I’ll certainly grant that Nicholson usually plays assholes. And he was an asshole overall in this movie. But he was justifiably driven to be an asshole in this particular scene.
I don’t get the sexually humiliate thing, I mean hold it between your legs is the equivalent of saying stick it up your ass or go fark yourself.
Way back I worked for a major chain where we had the “Five easy pieces” theory. If a customer wanted something, on or off the menu, and we HAD the ability to comply, then we did so.
I have seen way too many places fail because of “rules” that were self defeating.
I voted Jack was correct!
Out of curiosity, was the line “I want you to hold it between your knees” a euphemism to avoid 1960s Hollywood censorship? Somebody above made a reference to “sexually humiliating her” (or something like that), and I can’t find anything overtly sexual about “hold it between your knees”.
I’ve been a waiter, and I don’t think the waitress was right at all. If the customer asked for something non-standard, SHE should have asked the manager if it could be done, and then relayed the manager’s answer to the customer. This waitress was clearly trying to get away with doing as little as possible at her job by hiding behind the “no substitutions” clause in the menu rather than providing even a modicum of customer service.
In a profession where tips are a big part of your income, that’s a terrible way to work.

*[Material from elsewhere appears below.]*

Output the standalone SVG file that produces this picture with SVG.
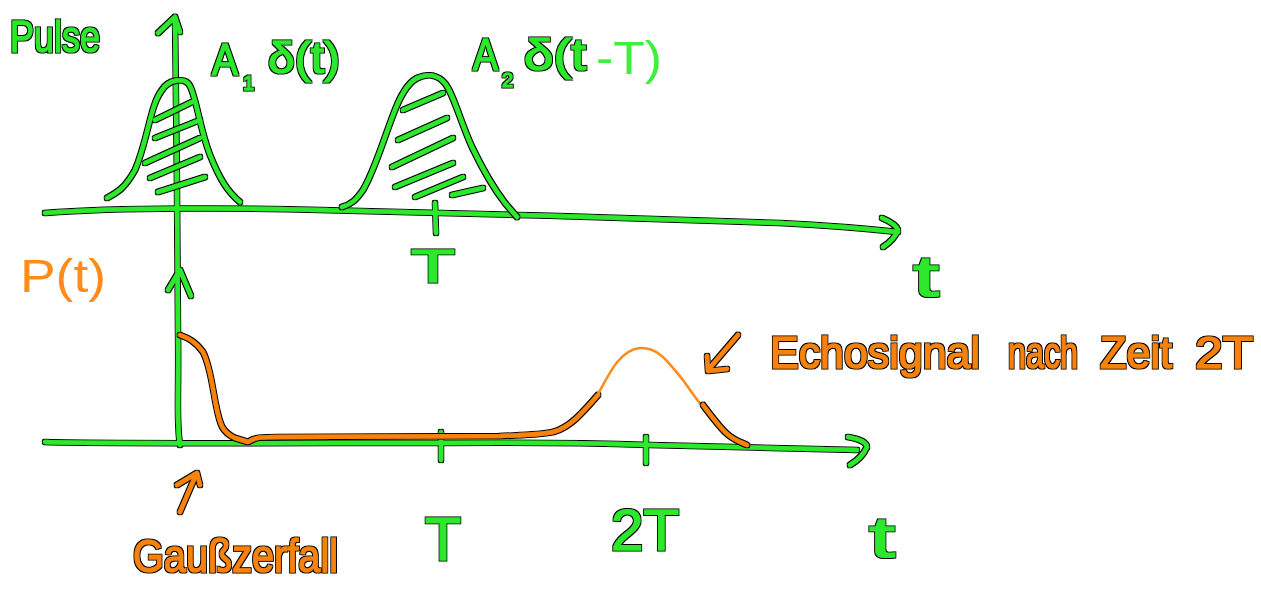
<svg xmlns="http://www.w3.org/2000/svg" width="1261" height="602" viewBox="0 0 1261 602">
<style>
.g{fill:none;stroke:#2de82d;stroke-width:4.5;stroke-linecap:round;stroke-linejoin:round}
.o{fill:none;stroke:#f7820f;stroke-width:4.5;stroke-linecap:round;stroke-linejoin:round}
.ot{fill:none;stroke:#ff8c1a;stroke-width:2.5;stroke-linecap:round;stroke-linejoin:round}
.tg{fill:#2de82d;font-family:"Liberation Sans",Arial,sans-serif;stroke:#2de82d;stroke-width:1.2}
.tgl{fill:#3cf03c;font-family:"Liberation Sans",Arial,sans-serif}
.to{fill:#f7820f;font-family:"Liberation Sans",Arial,sans-serif;stroke:#f7820f;stroke-width:1.2}
.tol{fill:#ff8c1a;font-family:"Liberation Sans",Arial,sans-serif}
.ol{filter:url(#ol)}
</style>
<defs>
<filter id="ol" filterUnits="userSpaceOnUse" x="0" y="0" width="1261" height="602">
<feMorphology in="SourceAlpha" operator="dilate" radius="1.3" result="d"/>
<feFlood flood-color="#000"/>
<feComposite in2="d" operator="in" result="k"/>
<feMerge><feMergeNode in="k"/><feMergeNode in="SourceGraphic"/></feMerge>
</filter>
</defs>
<rect width="1261" height="602" fill="#fff"/>

<g id="axes" class="ol">
<path class="g" d="M45,213 C120,207 250,208 320,210 C450,213 650,218 780,223 C840,226 870,229 898,232"/>
<path class="g" d="M882,218 Q896,224 898,230 Q894,240 883,247"/>
<path class="g" d="M175,17 C176,100 178,250 178,330 C179,400 176,420 180,445"/>
<path class="g" d="M158,33 L175,17 L180,32"/>
<path class="g" d="M168,290 L180,270 L191,296"/>
<path class="g" d="M435,203 L436,233"/>
<path class="g" d="M45,442 C120,444 300,443 440,443 C550,442 620,444 650,445 C750,448 820,449 857,450"/>
<path class="g" d="M848,437 Q866,440 867,447 Q862,458 850,465"/>
<path class="g" d="M441,432 L441,460"/>
<path class="g" d="M646,437 L646,463"/>
</g>

<g id="pulse1" class="ol">
<path class="g" d="M107,198 C118,192 125,188 135,170 C148,140 150,105 162,90 C168,80 185,76 190,86 C197,100 200,130 210,155 C220,180 228,192 240,202"/>
<path class="g" d="M155,120 L192,102 M155,138 L200,120 M145,163 L200,138 M150,178 L200,157 M158,192 L205,177"/>
</g>

<g id="pulse2" class="ol">
<path class="g" d="M342,207 C352,204 356,200 363,190 C375,170 385,135 395,110 C402,92 410,80 420,77 C430,73 442,76 448,88 C455,100 462,125 472,147 C483,170 495,190 505,203 L517,217"/>
<path class="g" d="M403,110 L443,93 M398,140 L447,118 M392,167 L453,138 M395,187 L453,163 M415,197 L463,177 M452,195 L483,188"/>
</g>

<g id="signal">
<path class="o ol" d="M180,335 C188,338 195,341 203,352 C210,365 212,385 216,405 C220,425 222,432 235,438 L248,442 C255,437 262,437 280,437 L500,436 C520,435 540,435 553,432 C570,428 585,410 598,395"/>
<path class="ot" d="M596,398 C610,372 620,350 640,348 C660,347 670,365 683,380 C690,390 697,400 705,410"/>
<path class="o ol" d="M703,405 C712,417 718,425 725,432 C733,440 740,442 747,445"/>
</g>

<g id="connectors" class="ol">
<path class="o" d="M738,335 L708,370 M707,356 L708,371 L727,369"/>
<path class="o" d="M180,512 L195,477 M177,485 L197,473 L200,485"/>
</g>

<g id="labels-green" class="ol">
<text class="tg" x="10" y="52" font-size="44" textLength="90" lengthAdjust="spacingAndGlyphs">Pulse</text>
<text class="tg" x="212" y="75" font-size="44" textLength="26" lengthAdjust="spacingAndGlyphs">A</text>
<text class="tg" x="243" y="90" font-size="20">1</text>
<text class="tg" x="268" y="73" font-size="44" textLength="72" lengthAdjust="spacingAndGlyphs">δ(t)</text>
<text class="tg" x="473" y="70" font-size="44" textLength="25" lengthAdjust="spacingAndGlyphs">A</text>
<text class="tg" x="502" y="87" font-size="20">2</text>
<text class="tg" x="524" y="70" font-size="44" textLength="62" lengthAdjust="spacingAndGlyphs">δ(t</text>
<text class="tg" x="411" y="282" font-size="46" textLength="44" lengthAdjust="spacingAndGlyphs">T</text>
<text class="tg" x="913" y="296" font-size="58" textLength="26" lengthAdjust="spacingAndGlyphs">t</text>
<text class="tg" x="425" y="560" font-size="62" textLength="36" lengthAdjust="spacingAndGlyphs">T</text>
<text class="tg" x="611" y="550" font-size="58" textLength="68" lengthAdjust="spacingAndGlyphs">2T</text>
<text class="tg" x="869" y="557" font-size="58" textLength="26" lengthAdjust="spacingAndGlyphs">t</text>
</g>
<g id="label-T-light">
<text class="tgl" x="596" y="74" font-size="46" textLength="66" lengthAdjust="spacingAndGlyphs">-T)</text>
</g>

<g id="labels-orange">
<text class="tol" x="20" y="292" font-size="46" textLength="86" lengthAdjust="spacingAndGlyphs">P(t)</text>
<g class="ol">
<text class="to" x="770" y="368" font-size="44" textLength="210" lengthAdjust="spacingAndGlyphs">Echosignal</text>
<text class="to" x="1008" y="368" font-size="44" textLength="70" lengthAdjust="spacingAndGlyphs">nach</text>
<text class="to" x="1100" y="368" font-size="44" textLength="72" lengthAdjust="spacingAndGlyphs">Zeit</text>
<text class="to" x="1195" y="368" font-size="44" textLength="58" lengthAdjust="spacingAndGlyphs">2T</text>
<text class="to" x="133" y="572" font-size="46" textLength="205" lengthAdjust="spacingAndGlyphs">Gaußzerfall</text>
</g>
</g>
</svg>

I was the one who made the reference, and I could well be wrong about what it meant. It reminded me of the idiot who recently said that girls in his day used aspirin as contraceptive–they held it between their knees. That, combined with Jack’s expression and the waitress’s reaction, made me think he was making a sexually crude insult toward her, an insult that would have made more sense to people watching the movie contemporaneously. But I might be wrong. If I am, what the hell does that line mean?